[Mesa-dev] Compiling of shader gets stuck in infinite loop

Thu Sep 11 01:02:49 PDT 2014

Hi,

I have been looking into this bug:

Compiling of shader gets stuck in infinite loop
https://bugs.freedesktop.org/show_bug.cgi?id=78468

Although this occurs at link time when the Intel driver has run some of
its specific lowering passes, it looks like the problem could hit other
drivers if the right conditions are met, as the actual problem happens
inside common optimization passes.

I reproduced the problem with a very simple shader like this:

uniform sampler2D tex;
out vec4 FragColor;
void main()
{
   vec4 col = texture(tex, vec2(0, 0));
   for (int i=0; i<30; i++)
      col += vec4(0.1, 0.1, 0.1, 0.1);
   col = vec4(col.rgb / 2.0, col.a);
   FragColor = col;
}

and for this shader, I traced the problem down to the fact that
do_tree_grafting() is generating instructions like this:

(assign  (x) (var_ref flattening_tmp_y at 116)  (expression float * (swiz x
(expression float + (swiz x (expression float + (swiz x (expression
float + (swiz x (expression float + (swiz x (expression float + (swiz x
(expression float + (swiz x (expression float + (swiz x (expression
float + (swiz x (expression float + (swiz x (expression float + (swiz x
(expression float + (swiz x (expression float + (swiz x (expression
float + (swiz x (expression float + (swiz x (expression float + (swiz x
(expression float + (swiz x (expression float + (swiz x (expression
float + (swiz x (expression float + (swiz x (expression float + (swiz x
(expression float + (swiz x (expression float + (swiz x (expression
float + (swiz x (expression float + (swiz x (expression float + (swiz x
(expression float + (swiz x (expression float + (swiz x (expression
float + (swiz x (expression float + (var_ref col_y) (constant float
(0.100000)) ) )(constant float (0.100000)) ) )(constant float
(0.100000)) ) )(constant float (0.100000)) ) )(constant float
(0.100000)) ) )(constant float (0.100000)) ) )(constant float
(0.100000)) ) )(constant float (0.100000)) ) )(constant float
(0.100000)) ) )(constant float (0.100000)) ) )(constant float
(0.100000)) ) )(constant float (0.100000)) ) )(constant float
(0.100000)) ) )(constant float (0.100000)) ) )(constant float
(0.100000)) ) )(constant float (0.100000)) ) )(constant float
(0.100000)) ) )(constant float (0.100000)) ) )(constant float
(0.100000)) ) )(constant float (0.100000)) ) )(constant float
(0.100000)) ) )(constant float (0.100000)) ) )(constant float
(0.100000)) ) )(constant float (0.100000)) ) )(constant float
(0.100000)) ) )(constant float (0.100000)) ) )(constant float
(0.100000)) ) )(constant float (0.100000)) ) )(constant float
(0.100000)) ) )(constant float (0.500000)) ) ) 
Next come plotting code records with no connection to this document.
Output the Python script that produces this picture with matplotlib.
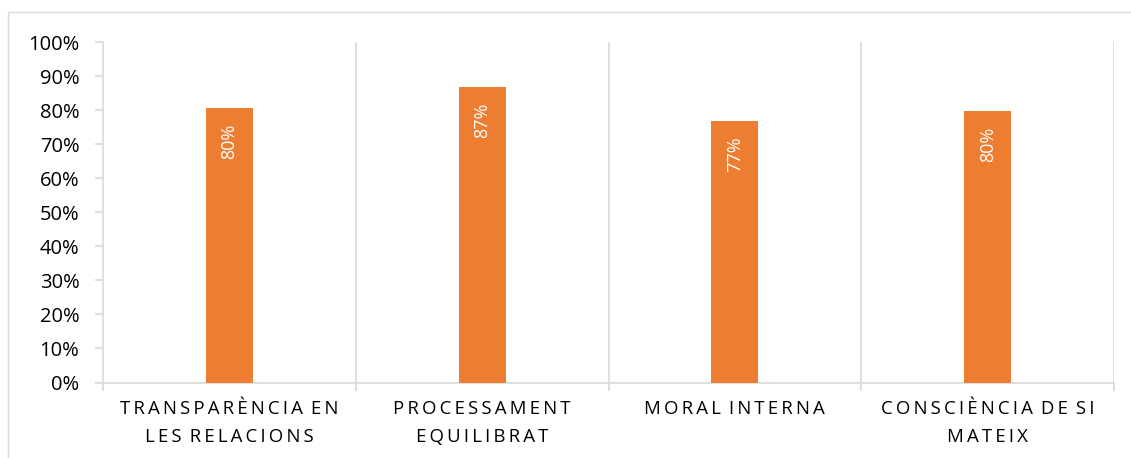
import matplotlib
matplotlib.use("Agg")
import matplotlib.pyplot as plt
from matplotlib.patches import Rectangle
from matplotlib.ticker import MultipleLocator, PercentFormatter

categories = ["TRANSPARÈNCIA EN\nLES RELACIONS", "PROCESSAMENT\nEQUILIBRAT",
              "MORAL INTERNA", "CONSCIÈNCIA DE SI\nMATEIX"]
values = [0.805, 0.868, 0.768, 0.796]
value_labels = ["80%", "87%", "77%", "80%"]

plt.rcParams['font.family'] = ['Open Sans', 'DejaVu Sans']

W, H = 1131, 458
fig = plt.figure(figsize=(W / 100, H / 100), dpi=100)
ax = fig.add_axes([103 / W, 1 - 382.5 / H, (1114 - 103) / W, (382.5 - 42) / H])

orange = "#ED7D31"
grid = "#D9D9D9"

x = list(range(len(categories)))
ax.bar(x, values, width=0.186, color=orange, zorder=3)
ax.set_xlim(-0.5, len(categories) - 0.5)
ax.set_ylim(0, 1.0)

for xi, v, lab in zip(x, values, value_labels):
    ax.annotate(lab, (xi, v), xytext=(0, -11), textcoords="offset points",
                rotation=90, ha="center", va="top", color="white", fontsize=13,
                zorder=4)

# separators between categories
for b in [0.5, 1.5, 2.5, 3.5]:
    ax.axvline(b, color=grid, lw=1.2, zorder=1)

ax.yaxis.set_major_locator(MultipleLocator(0.1))
ax.yaxis.set_major_formatter(PercentFormatter(1.0, decimals=0))
ax.tick_params(axis='y', length=6, width=1.2, color=grid, labelsize=14.5,
               labelcolor="#000000", pad=11)

ax.set_xticks([-0.5, 0.5, 1.5, 2.5, 3.5])
ax.set_xticklabels([])
ax.tick_params(axis='x', length=6, width=1.2, color=grid)

spaced = ["\u2009".join(list(c)).replace("\u2009\n\u2009", "\n").replace("\u2009 \u2009", " \u2009")
          for c in categories]
for xi, lab in zip(x, spaced):
    ax.text(xi, -0.052, lab, transform=ax.transData, ha="center", va="top",
            fontsize=13.4, color="#000000", linespacing=1.7, clip_on=False)

for side in ["top", "right"]:
    ax.spines[side].set_visible(False)
ax.spines["left"].set_color(grid)
ax.spines["left"].set_linewidth(1.2)
ax.spines["bottom"].set_color(grid)
ax.spines["bottom"].set_linewidth(1.2)

# figure border
fig.patches.append(Rectangle((8 / W, -0.01), 1.1, 1 - 12 / H + 0.01, transform=fig.transFigure,
                             fill=False, edgecolor=grid, lw=1.0))

fig.savefig("out.png", dpi=100)
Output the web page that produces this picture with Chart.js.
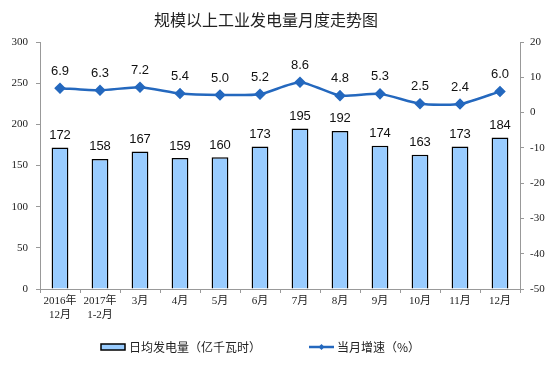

And when we feed these to do_constant_folding() it takes forever to
finish. For this shader in particular, removing the tree grafting pass
from do_common_optimization eliminates the problem.

Notice that small, seemingly irrelevant changes to the shader code, can
make it so that this never happens. For example, if we initialize 'col'
to something like vec4(0,0,0,0) instead of using the texture function,
or we remove the division by 2.0 in the last assignment to 'col', these
instructions are never produced and the shader compiles okay.

The number of iterations in the loop is also important, if we have too
many we do not unroll the loop and the problem never happens, if we have
too few, rather than generating a super large tree of expressions like
above, we generate something like this and the problem, again, does not
happen: (notice how it adds 0.1 nine times to make 0.9 rather than
chaining 9 add expressions for 10 iterations of the loop):

(assign  (x) (var_ref flattening_tmp_y)  (expression float * (expression
float + (constant float (0.900000)) (var_ref col_y) ) (constant float
(0.500000)) ) )

So it seems that whether we generate a huge chunk of expressions or not
is subject to a number of factors, but when the right conditions are met
we can generate code that can stall compilation forever.

Reading what tree grafting is supposed to do, this does not seem to be
an unexpected result though, so I wonder what would be the right way to
fix this. It would look like we would want to do whatever we are doing
when we only have a few iterations in the loop, but I don't know why we
generate different code in that case and I am not familiar enough with
all the optimization and lowering passes to assess what would make sense
to do here... so, any suggestions?

Iago